Ted and his wife, Millie, never had any children and they moved in with Sofia (or Aiti which means “mother” in Finnish but all of us called her that). Aiti passed away and Ted and Millie lived in the house. Ted passed away next and then Millie got the house. Since they didn’t have any children or a will, the house went to Millie’s two single sisters who sold it along with all the contents.
1910 Federal Census:
Henry Hill, 25 years, born 1885, year of immigration 1905, occupation “laborer”
Mary S. Hill, 30 years (this was actually Maria Sofia Hill)
Henry A. Hill, 4 years old
Gerhardt W. Hill, 2 years old
Theodore J. Hill, 8 months old
Per the 1920 Census:
Shown living in Clover Township (Herbster), Bayfield County, WI
Henry Hill, 35, Naturalized 1918, could read and write English, occupation “Farmer”

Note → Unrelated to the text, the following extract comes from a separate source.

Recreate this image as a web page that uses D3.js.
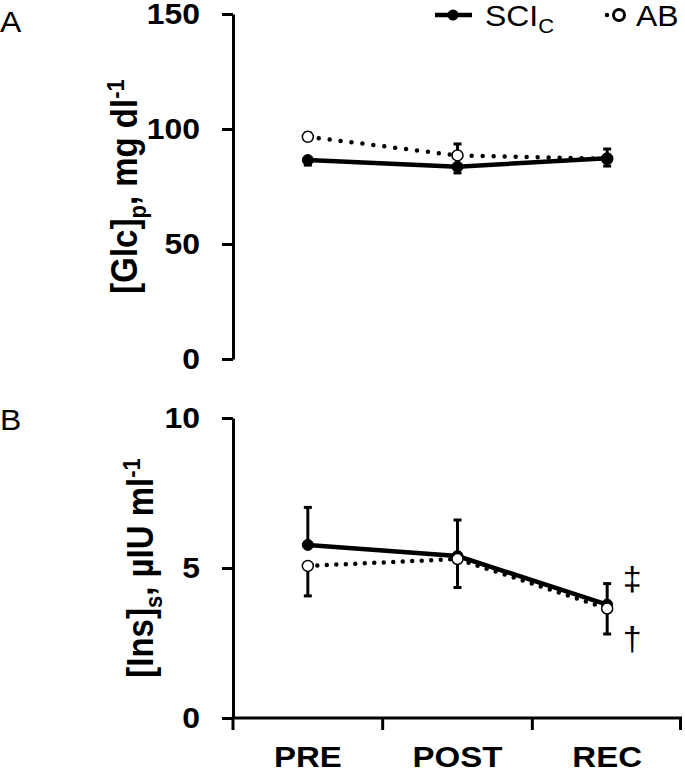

Sofia Hill 42 [b. 1877, d. 1955]
Albert Hill 13
Gerhardt Hill 12
Theodore Hill 10
Eva Marie Rachel Hill 8 (born 1912)
Elma Elina Hill 6 (born 1913)
Per the 1930 Census:
All of the above, minus Henry A. Hill.
According to the 1920 census, the Hill’s neighbors were as follows:
To the immediate west:
On 20 Acres
Paul Heinonen, aged 37,
Hilma Heinonen, aged 39 (Wife)
Evin Heinonen, 21
Ewald Heinonen 17
Signa Heinonen 15,
Eleanor Heinonen, 7 - Eleanor became a teacher like Elma and was Elma’s best friend growing up
To the immediate East of the Hill Farm:
Gurt Riipi (Male), 53, Finnish, on 40 acres
Dennis Daly, 68, Born in Wisconsin to Irish parents, on 80 acres
Other residents of nearby farms in 1920:
John Wrshen, German
Leo Shumers, 38, from New York
Alonzo Uellelhomn, from Illinois (of German parents), 29
Krent Knutson, 45, Norwegian
J.J. Cambell, 58, born U.S.
E.R. Phillips, 26, from Illinois (of English parents)
Nels Eastman, 51, Swedish
Robert Williamson, 42, from Illinois (NY parents)
Alex McDonald, 67, from Canada (of Scotch parents)
Syvester Biola, 40, Italian
Matt Leppala (brother to Sofia) had his homestead on the corner of Bark Point Road.
Herman Luoma’s homestead was directly across the street from Sofia and Henry on Hwy. 13.